“I’d put my money on the sun and on solar energy. What a source of power! I hope we don’t have to wait ‘til oil and coal run out before we tackle that”, wrote Thomas Edison at the turn of the 20th Century.
Well, this homily applies to Seychelles because the country’s energy bill is so large that the Government has to borrow money to buy oil. The oil bill has put a strain on the country’s finances. In fact, Seychelles probably consumes more fossil fuel per capita than any other Small Island Developing State.
Therefore a move to more sustainable energy systems would not only be good for the environment but for the economy as it would reduce the large foreign currency outlays.
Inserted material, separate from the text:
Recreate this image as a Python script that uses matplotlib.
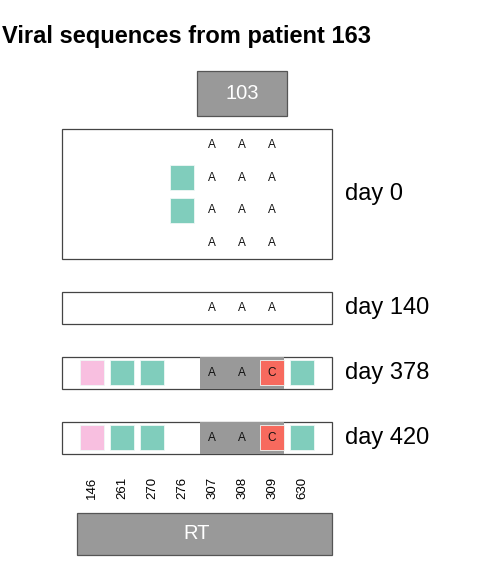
import matplotlib.pyplot as plt
from matplotlib.patches import Rectangle

plt.rcParams['font.family'] = ['Liberation Sans', 'DejaVu Sans']

positions = ["146", "261", "270", "276", "307", "308", "309", "630"]
days = ["day 0", "day 140", "day 378", "day 420"]
# one list of sequences per sample, one code per position
# "" nothing, "A" letter only, "t" teal cell, "p" pink cell, "C" red cell with letter
samples = [
    [["", "", "", "", "A", "A", "A", ""],
     ["", "", "", "t", "A", "A", "A", ""],
     ["", "", "", "t", "A", "A", "A", ""],
     ["", "", "", "", "A", "A", "A", ""]],
    [["", "", "", "", "A", "A", "A", ""]],
    [["p", "t", "t", "", "A", "A", "C", "t"]],
    [["p", "t", "t", "", "A", "A", "C", "t"]],
]
# shaded position range per sample (first, last index) or None
shaded = [None, None, (4, 6), (4, 6)]
region_label = "103"
region_span = (4, 6)
gene_label = "RT"

colors = {"t": "#80CDBC", "p": "#F8BFE0", "C": "#F76A5E"}

fig = plt.figure(figsize=(5, 5.7), dpi=100)
ax = fig.add_axes([0, 0, 1, 1])
ax.set_xlim(-62 / 30, 438 / 30)
ax.set_ylim(441 / 32.5, -129 / 32.5)
ax.axis("off")

n = len(positions)
y0 = 0
for day, seqs, sh in zip(days, samples, shaded):
    h = len(seqs)
    ax.add_patch(Rectangle((0, y0), n + 1, h, facecolor="white",
                           edgecolor="#444444", lw=0.9, zorder=1))
    if sh is not None:
        ax.add_patch(Rectangle((sh[0] + 1 - 0.4, y0), sh[1] - sh[0] + 0.8, h,
                               facecolor="#999999", edgecolor="none", zorder=2))
    for r, seq in enumerate(seqs):
        yc = y0 + r + 0.5
        for i, code in enumerate(seq):
            xc = i + 1
            if code in colors:
                ax.add_patch(Rectangle((xc - 0.4, yc - 0.39), 0.8, 0.78,
                                       facecolor=colors[code], edgecolor="#F0F8F6",
                                       lw=0.6, zorder=3))
            if code in ("A", "C"):
                ax.text(xc, yc, code, ha="center", va="center", fontsize=8.5,
                        color="#111111", zorder=4)
    ax.text(n + 1.43, y0 + h / 2, day, ha="left", va="center", fontsize=17)
    y0 += h + 1

# region box on top
ax.add_patch(Rectangle((region_span[0] + 0.5, -1.78), region_span[1] - region_span[0] + 1, 1.38,
                       facecolor="#999999", edgecolor="#555555", lw=0.9))
ax.text((region_span[0] + region_span[1]) / 2 + 1, -1.09, region_label,
        ha="center", va="center", fontsize=14.5, color="white")

# position labels
for i, p in enumerate(positions):
    ax.text(i + 1, y0 + 0.05, p, rotation=90, ha="center", va="center", fontsize=9.5)

# gene box at bottom
ax.add_patch(Rectangle((0.5, y0 + 0.8), n + 0.5, 1.3,
                       facecolor="#999999", edgecolor="#555555", lw=0.9))
ax.text(4.5, y0 + 1.45, gene_label, ha="center", va="center", fontsize=14.5, color="white")

fig.text(0.004, 1 - 37 / 570, "Viral sequences from patient 163", ha="left", va="center",
         fontsize=17, fontweight="bold")

fig.savefig("out.png", dpi=100)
At the moment except for some limited photo voltaic electricity generation on some small islands the energy needs of this country are met though imported oil.
If we take a look at Mauritius we see an energy picture that is worth examining in more detail. Mauritius has adopted the “Sustainable Island” slogan to pursue a path to renewable energy. Currently, 20% of Mauritius' electricity is generated from renewable biomass systems.
In recent years thousands of Mauritians have obtained loans at a preferential interest rate from the Development Bank of Mauritius to purchase solar water heaters. Small photo voltaic solar panels to power sodium lamps at night are a common sight in many public gardens, parks and car park areas.
Innovations like a new project to build a tidal power station to generate electricity from the sea are going ahead. A UNDP and Agence Française de Développement project is underway to provide technical assistance to install a wind turbine as a pilot for developing a larger wind farm, to develop energy audits and to use solar thermal energy in large institutions such as hospitals.
Mauritius plans to produce 40% of its electricity from renewable sources within the next 10 years. And it seems it will meet this target. As a major route to energy savings, it also introduced Daylight Savings Time (DST) in 26th October on a trial basis. Simulations suggest that the country would use 15 megawatts less of energy through DST.
Yes, Mauritius is fortunate in having sugar cane waste or bagasse since this is a vital component of the government’s national target for renewable energy. But its other energy strategies may be relevant to Seychelles. Whatever the case may be, it is imperative that we adopt a renewable energy policy and national targets and move to implementation of renewable energy programs across the board to meet these targets.